Außerdem ist mir noch eingefallen, dass sich Maracujacurd nicht nur für Pavlova, sondern auch sehr gut für Biskuitroulade verwenden lässt, wie ich hier beziehungsweise hier schon mal gesehen habe)
Recipe in English...
Pavlova with Passion Fruit Curd
Last weekend I tried to make 'the perfect pavlova'. It wasn't easy because pavlova is no traditional dessert here in Vienna. The first challenge was to find out what 'the perfect pavlova' actually is. Well, crispy outside, soft and marshmallowy inside. That's the point! The sweet base contrasts with the sourness of the fruits and the whipped cream adds richness to this wonderful dessert.
I guess, I have been sucessful. What do you think?
- 110 g egg whites (about 4 eggs)
- 220 g icing sugar
- 1 pinch of salt
- 1 tsp vanilla extract
- 2 tsp rice vinegar
- 2 tsp cornstarch
- 200 g heavy cream
- 1 glass of passion fruit curd (lemon curd would be nice, too)
1 Preheat oven to 180 ° C preheat (no fan).
2 Mix egg whites and salt with an electric mixer until it gets foamy. Then add the sugar, one teaspoon at a time, stirring constantly. Beat the egg whites until they form glossy, stiff peaks. This takes at least 15 minutes.
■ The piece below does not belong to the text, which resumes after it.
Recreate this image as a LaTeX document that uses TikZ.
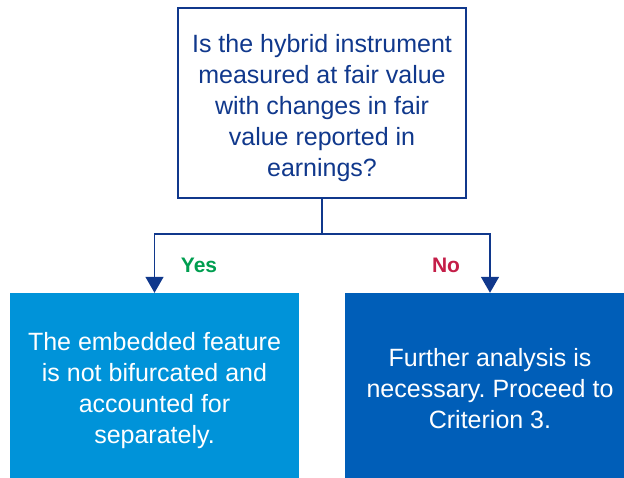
\documentclass[tikz,border=0pt]{standalone}
\usepackage{fontspec}
\setmainfont{Liberation Sans}
\frenchspacing
\usetikzlibrary{arrows.meta, positioning}
\definecolor{navyline}{RGB}{16,56,140}
\definecolor{yesfill}{RGB}{0,147,217}
\definecolor{nofill}{RGB}{0,94,184}
\definecolor{yesgreen}{RGB}{0,158,80}
\definecolor{nored}{RGB}{196,30,72}
\newcommand{\toppad}[1]{\rule{0pt}{#1}}
\tikzset{
    question/.style={rectangle, draw=navyline, line width=1.5pt, fill=white, text=navyline, align=center, minimum width=288pt, minimum height=190pt, inner sep=0pt, font=\fontsize{25}{30.8}\selectfont},
    outcome/.style={rectangle, text=white, align=center, minimum height=185pt, inner sep=0pt, font=\fontsize{25}{30.8}\selectfont},
    answer/.style={font=\fontsize{21}{24}\selectfont\bfseries},
    arrow/.style={draw=navyline, line width=1.5pt, -{Triangle[width=18pt, length=16pt]}}
}
\begin{document}
\begin{tikzpicture}[x=1pt, y=1pt]
    \useasboundingbox (0,0) rectangle (624,-478);

    % Question
    \node[question] (ask) at (322,-103) {\toppad{28pt}Is the hybrid instrument\\measured at fair value\\with changes in fair\\value reported in\\earnings?};

    % Outcomes
    \node[outcome, fill=yesfill, minimum width=289pt] (notbif) at (154.5,-385.5) {\toppad{28pt}The embedded feature\\is not bifurcated and\\accounted for\\separately.};
    \node[outcome, fill=nofill, minimum width=279pt] (further) at (484.5,-385.5) {\hspace{11pt}\toppad{24pt}Further analysis is\\\hspace{11pt}necessary. Proceed to\\\hspace{11pt}Criterion 3.};

    % Connections
    \coordinate (split) at (322,-234);
    \coordinate (furthertop) at ([xshift=5.5pt]further.north);
    \draw[draw=navyline, line width=1.5pt] (ask.south) -- (split);
    \draw[arrow] (split) -| (notbif.north);
    \draw[arrow] (split) -| (furthertop);

    % Labels
    \node[answer, text=yesgreen] (yes) at (199,-265) {Yes};
    \node[answer, text=nored] (no) at (446,-265) {No};
\end{tikzpicture}
\end{document}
3 Sprinkle the vanilla extract, the rice vinegar and the cornstach on the mixture and gently fold by hand.
4 Place the meringue on a sheet of backing paper. Spread it about 5 cm high, forming a circle. Then create a crater in the center where you can fill in the curd later.
5 Reduce the heat in the oven to 120°C and bake the Pavlova for about 1 hour. Turn the oven off and leave the pavlova for about 20 minutes (door closed). Then slightly ajar the door and let the pavlova cool down completely.
6 In a deep mixing bowl, beat the heavy cream until soft peaks form. Don't overbeat it.
7 Spread the passion fruit curd onto the pavlova and cover with whipped cream.
8 Top with the passion fruit and serve immediately.
Greetings from Vienna. Yours truly, Mrs Ziii.